Schweigende Angeklagte, redende Richter
Auf eindringlichen Wunsch sage ich jetzt halt auch mal was zum Strafverfahren gegen Jugendliche aus der Schweiz in München.
In den letzten Tagen wurde immer wieder die offenbar unerfahrene Verteidigung kritisiert, die ihren jugendlichen Mandanten zu schweigen empfohlen hatte (s. etwa hier). Offenbar hat auch das zuständige Gericht offen seinen Unmut über diese Strategie geäussert. Meine Meinung dazu:
Zur Verteidigungsstrategie: schlüssige Aussagen sind schlicht und einfach nicht zulässig. Wer die Verteidiger kritisiert tut dies, ohne die Akten zu kennen und ohne die möglicherweise völlig richtige Strategie zu kennen. Ich selbst habe aus Respekt vor der Reaktion des Gerichts und der veröffentlichten Meinung schon mehrfach empfohlen, nicht zu schweigen. Gelohnt hat es sich meistens nicht, bei Laien (s. meinen letzten Beitrag) noch gar nie.
Zum Gericht: es ist grundsätzlich sicher nicht Aufgabe des Gerichts, die Verteidigungsstrategie zu hinterfragen. Ist sie aus seiner Sicht aber offensichtlich falsch, hat es seine Fürsorgepflicht gegenüber den Angeklagten wahrzunehmen und Massnahmen zu treffen. Dazu gehört mit Sicherheit nicht, öffentlich Kritik an der Verteidigung zu üben. Solches schafft den Anschein der Befangenheit des Gerichts. Man stelle sich nur einmal die Angeklagten vor, die nach einem langen Verhandlungstag aus der Presse erfahren, dass das Gericht ihr Schweigen kritisiert. Möchten Sie von einem solchen Gericht beurteilt werden?
Zu den Medien: bezüglich der Medienberichterstattung sind grösste Vorbehalte angebracht. Sie erfolgt jedenfalls in der Schweiz mit wenigen Ausnahmen wie fel. durch Reporter, die über keine juristische Ausbildung verfügen. Den Sachverhalt kennen die Berichterstatter meistens nicht oder nur aus der Presse. Oft genug haben sie nicht einmal eine journalistische Ausbildung. Ich habe schon mehrfach Berichte über “meine” Prozesse erlebt, in denen nicht einmal das Prozessthema richtig umschrieben wurde.

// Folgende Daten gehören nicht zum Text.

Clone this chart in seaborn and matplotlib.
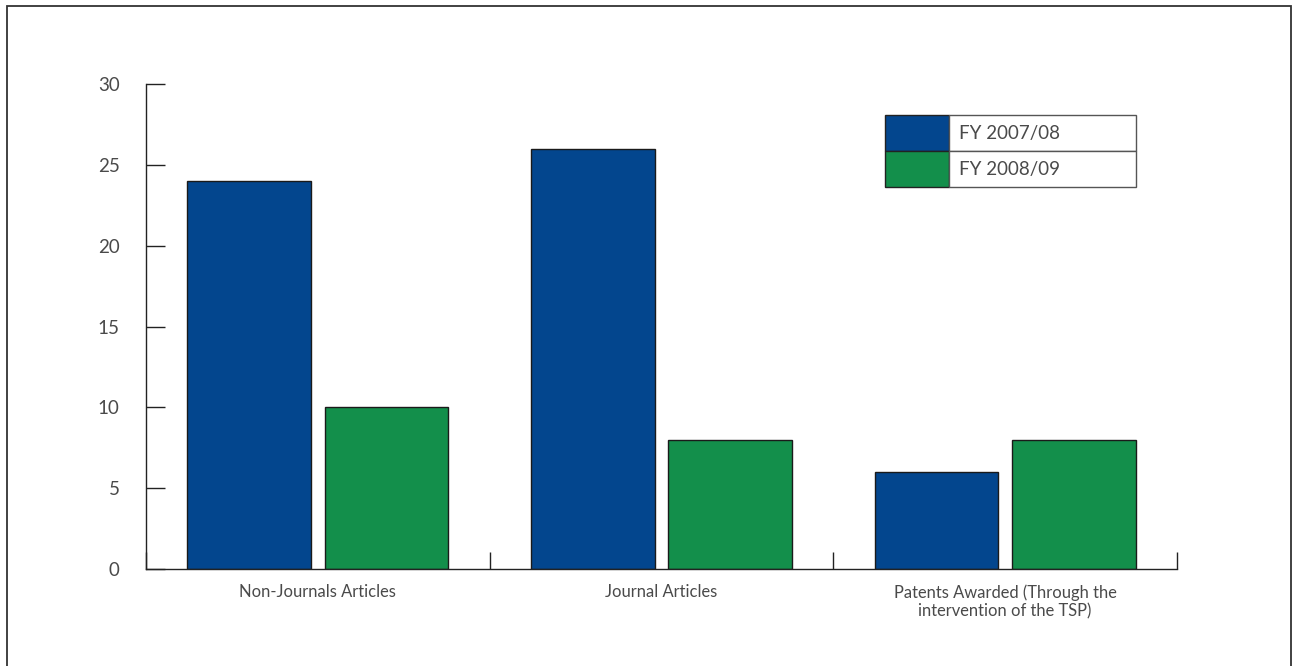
import matplotlib
matplotlib.use("Agg")
import matplotlib.pyplot as plt
from matplotlib.patches import Rectangle
import seaborn as sns
import pandas as pd

categories = ["Non-Journals Articles", "Journal Articles",
              "Patents Awarded (Through the\nintervention of the TSP)"]
series_names = ["FY 2007/08", "FY 2008/09"]
fy2007_08 = [24, 26, 6]
fy2008_09 = [10, 8, 8]
y_ticks = [0, 5, 10, 15, 20, 25, 30]
colors = ["#03468E", "#138F4B"]

df = pd.DataFrame({
    "category": categories * 2,
    "series": [series_names[0]] * 3 + [series_names[1]] * 3,
    "value": fy2007_08 + fy2008_09,
})

sns.set_theme(style="white")
plt.rcParams["font.family"] = ["Lato", "DejaVu Sans"]
plt.rcParams["font.weight"] = "normal"
txt = "#4a4a4a"

W, H = 1292, 666
fig = plt.figure(figsize=(W / 100, H / 100), dpi=100)
ax = fig.add_axes([146 / W, 1 - 569 / H, (1177 - 146) / W, (569 - 84) / H])

sns.barplot(data=df, x="category", y="value", hue="series", order=categories,
            hue_order=series_names, palette=colors, width=0.8, gap=0.1,
            edgecolor="#1a1a1a", linewidth=1.0, saturation=1, ax=ax, legend=False)

ax.set_xlim(-0.5, 2.5)
ax.set_ylim(0, 30)
ax.set_yticks(y_ticks)
ax.set_yticklabels([str(v) for v in y_ticks], fontsize=13.5, color=txt)
ax.set_xlabel("")
ax.set_ylabel("")
for s in ["top", "right"]:
    ax.spines[s].set_visible(False)
for s in ["left", "bottom"]:
    ax.spines[s].set_color("#222222")
    ax.spines[s].set_linewidth(1.0)

ax.tick_params(axis="y", direction="in", length=14, width=1, color="#222222", pad=19, left=True)
ax.set_xticks([0, 1, 2])
ax.set_xticklabels(categories, fontsize=11.9, color=txt, linespacing=1.2)
ax.tick_params(axis="x", which="major", length=0, pad=11)
ax.set_xticks([-0.5, 0.5, 1.5, 2.5], minor=True)
ax.tick_params(axis="x", which="minor", direction="in", length=12, width=1,
               color="#222222", bottom=True)

# legend drawn as a table-like box
lx0, lx1, lx2 = 885 / W, 949 / W, 1136 / W
rows = [(115, 151), (151, 187)]
for (t, b), name, c in zip(rows, series_names, colors):
    y0 = 1 - b / H
    h = (b - t) / H
    fig.patches.append(Rectangle((lx0, y0), lx1 - lx0, h, transform=fig.transFigure,
                                 facecolor=c, edgecolor="#222222", linewidth=1.0))
    fig.patches.append(Rectangle((lx1, y0), lx2 - lx1, h, transform=fig.transFigure,
                                 facecolor="white", edgecolor="#555555", linewidth=1.0))
    fig.text(lx1 + 10 / W, y0 + h / 2, name, fontsize=13.5, color=txt,
             va="center", ha="left")

# outer frame
fig.patches.append(Rectangle((7 / W, -0.01), (1291 - 7) / W, 1 - 6 / H + 0.01,
                             transform=fig.transFigure, facecolor="none",
                             edgecolor="#333333", linewidth=1.3))

fig.savefig("out.png", dpi=100)
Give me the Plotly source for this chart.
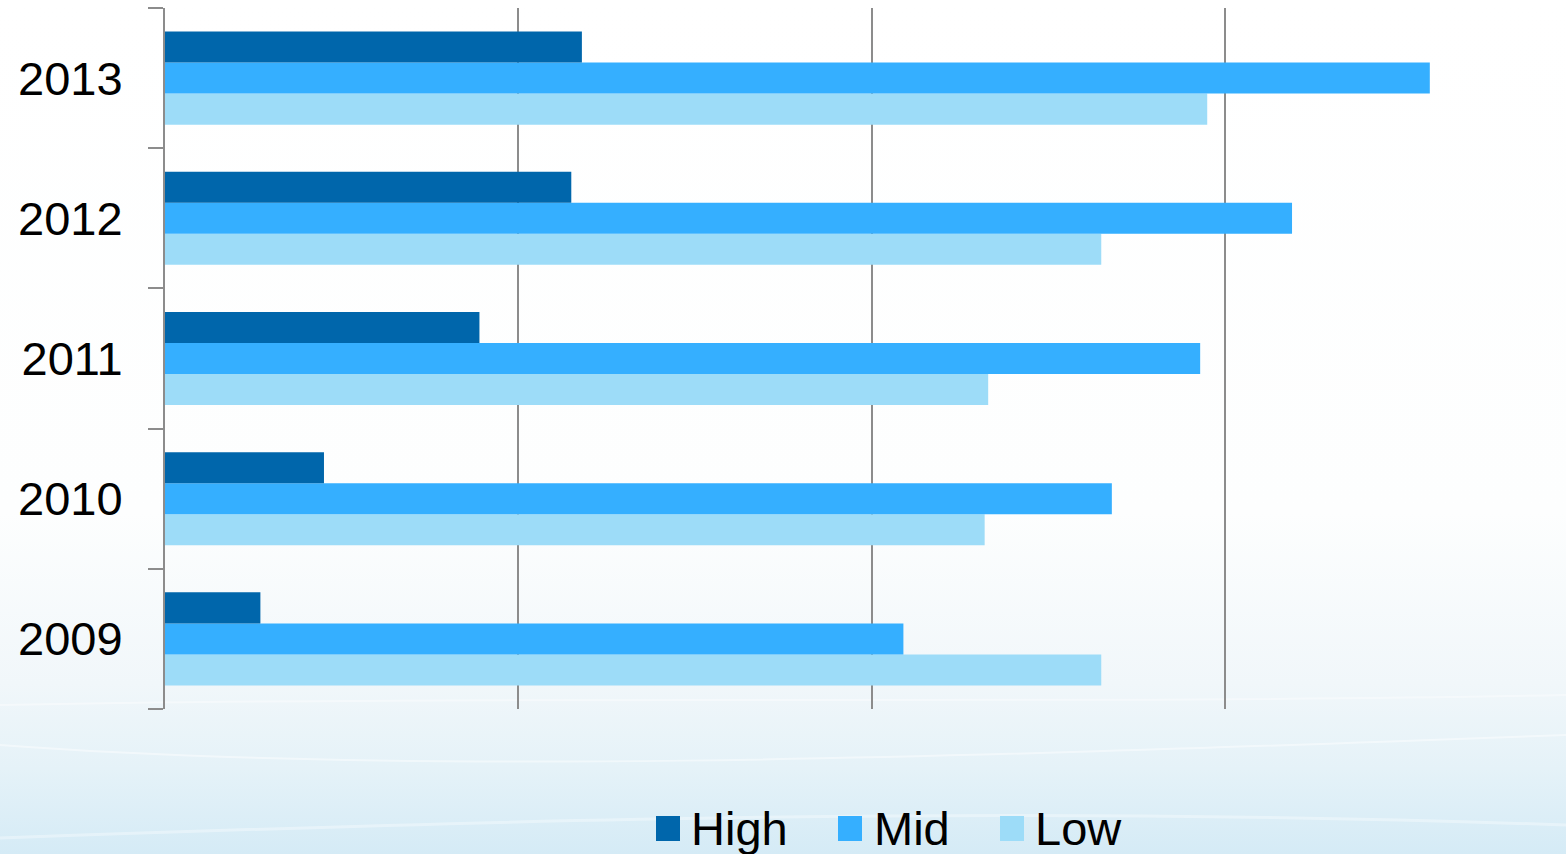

Zur Verteidigungsstrategie:
1979 liess der Politikwissenschaftler Robert Axelrod 14 Wissenschaftler gegeneinander antreten und das “Gefangenendilemma” 200 Runden lang spielen, um die beste Strategie herauszufinden.Das Ergebnis: 1. Kooperiere in der 1. Runde mit Deinem Komplizen. 2. Tu in der zweiten Runde das, was dein Komplize in der vorigen Runde getan hat.
Zum Gericht:
Verhandelt wird vor Gerichtsbarkeit des Freistaates Bayern. Dieses wird ein hartes Urteil Richtung oberer Strafrahmen fällen; der Gang in die nächste Instanz ist im Grunde schon absehbar.
Insofern ist die Verteidigungsstrategie auch für aussenstehende Nicht-Juristen schon verständlich.